Por debaixo do filme os gatos não têm vertigens há o drama social e o drama humano – e há a comédia: o final feliz que vence; o sorriso de que todos precisamos quando tudo em volta é pardo.
O argumento tem a assinatura de Tiago Santos e terá começado a ser escrito pouco depois de António-Pedro Vasconcelos ter rodado “A bela e o paparazzo”, há três anos. Agora, vou apagar a luz.
Novo filme de António-Pedro Vasconcelos, Jó, o gato que não tem vertigens, leva ao grande ecrã as diferentes gerações – e desta vez sem conflito
Era uma vez o amor. Porque o amor pode viver em qualquer um – até em um gato desconfiado, porém sedento de festas, e sem vertigens. À moda de Kundera é a vertigem do gato que não a tem, isto é, não tem vontade de cair sem arrependimento. Como é o amor. Mas este gato não é o de kundera, é o do António-Pedro Vasconcelos e não tem vertigens. Pronto. Afinal é um gato convencional.

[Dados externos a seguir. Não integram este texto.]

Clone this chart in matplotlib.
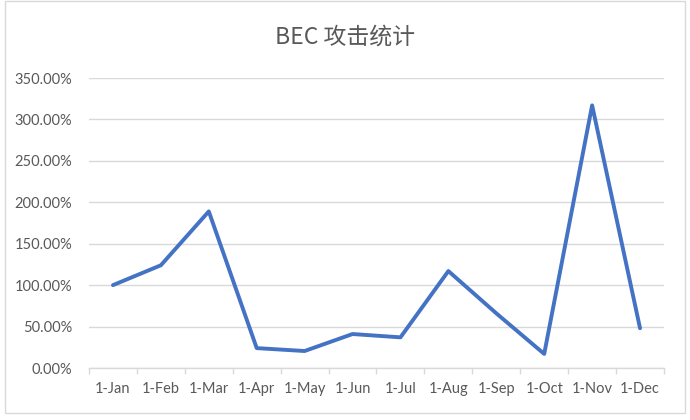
import matplotlib
matplotlib.use("Agg")
import matplotlib.pyplot as plt
from matplotlib.patches import Rectangle
from matplotlib.ticker import FuncFormatter, FixedLocator

plt.rcParams['font.family'] = ['Lato', 'Noto Sans CJK SC', 'DejaVu Sans']

title = "BEC 攻击统计"
months = ["1-Jan", "1-Feb", "1-Mar", "1-Apr", "1-May", "1-Jun",
          "1-Jul", "1-Aug", "1-Sep", "1-Oct", "1-Nov", "1-Dec"]
values = [100, 124, 189, 24, 20.5, 41, 37, 117, 66, 17, 317, 48]
yticks = [0, 50, 100, 150, 200, 250, 300, 350]

grey_text = "#595959"
grid_col = "#d9d9d9"
line_col = "#4472C4"

fig = plt.figure(figsize=(6.9, 4.2), dpi=100)
fig.patch.set_facecolor("white")
# chart area border
fig.patches.append(Rectangle((5/690, 7/420), 680/690, 412/420, transform=fig.transFigure,
                             fill=False, edgecolor=grid_col, linewidth=1.0))

ax = fig.add_axes([89/690, 1 - 368/420, 575/690, (368 - 78)/420])
x = list(range(len(months)))
ax.plot(x, values, color=line_col, linewidth=2.8, solid_joinstyle='round',
        solid_capstyle='round', zorder=3)

ax.set_xlim(-0.5, len(months) - 0.5)
ax.set_ylim(yticks[0], yticks[-1])
ax.set_yticks(yticks)
ax.yaxis.set_major_formatter(FuncFormatter(lambda v, p: f"{v:.2f}%"))
ax.grid(axis='y', color=grid_col, linewidth=1.0, zorder=0)
ax.set_axisbelow(True)

ax.set_xticks(x)
ax.set_xticklabels(months)
ax.xaxis.set_minor_locator(FixedLocator([i - 0.5 for i in range(len(months) + 1)]))
ax.tick_params(axis='x', which='major', length=0, pad=10, labelsize=10.5, labelcolor=grey_text)
ax.tick_params(axis='x', which='minor', length=4, width=1, color=grid_col, direction='out')
ax.tick_params(axis='y', length=0, pad=12, labelsize=10.5, labelcolor=grey_text)

for s in ['top', 'right', 'left']:
    ax.spines[s].set_visible(False)
ax.spines['bottom'].set_color(grid_col)
ax.spines['bottom'].set_linewidth(1.0)

fig.text(0.5, 1 - 37/420, title, ha='center', va='center', fontsize=16.5,
         color=grey_text, family=['Noto Sans CJK SC', 'DejaVu Sans'])

fig.savefig("out.png", dpi=100, facecolor="white")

Estamos em Lisboa em tempos de crise, (não estamos todos?) e o Jó, que é o João Jesus, faz 18 anos ao mesmo tempo que é colaborador de um roubo. (colaborar é um verbo excelente para designar os participantes em um mercado de trabalho em expansão)

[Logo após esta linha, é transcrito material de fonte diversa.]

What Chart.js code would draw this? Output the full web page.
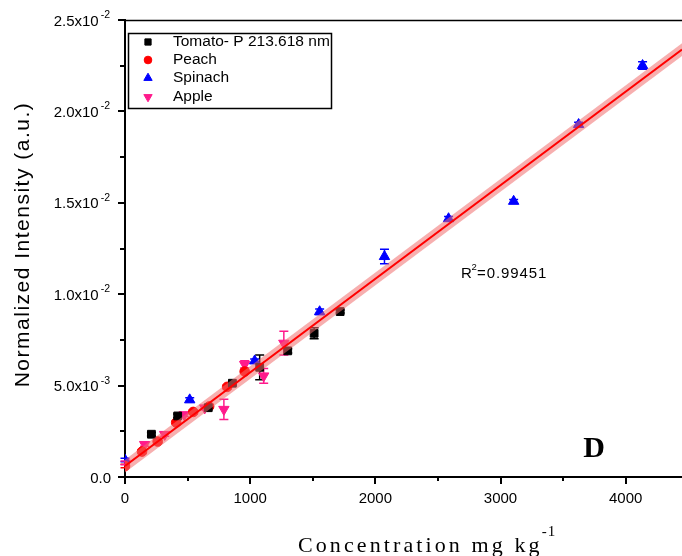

Como estava a dizer, falava do Jó, o rapaz que é ignorado pela mãe passa a ser também ostracizado pelo pai que o expulsa de casa. E sem tecto nem afecto, mete-se no terraço do prédio da Rosa. A Rosa é uma recém viúva com 73 anos e que vive com a solidão. (a solidão pode ser uma excelente companhia mas não sabe sorrir)
Contar histórias do arco da velha: do novo e da velha por um velho
O novo Jó é desconfiado como os gatos, já se sabe, e só come o que a velha Rosa lhe dá às escondidas porque não sabe o que é ser amado nem sabe receber carinho. (afinal com quem vive a solidão – com o novo ou com a velha?) Também não sabe confiar, este gato que não tem vertigens. Mas vai aprender – ou será que é mais a Rosa que vai ensinar-lhe (?)
Só os velhos percebem de amor e há novos que sabem ser velhos. É o caso do realizador, António-Pedro Vasconcelos, que aos 75 anos reconhece que a única coisa positiva que pode falar às pessoas é o amor: “É o meu único filme de amor, verdadeiramente. Precisei de chegar a esta idade para conseguir falar do amor como eu gostava”.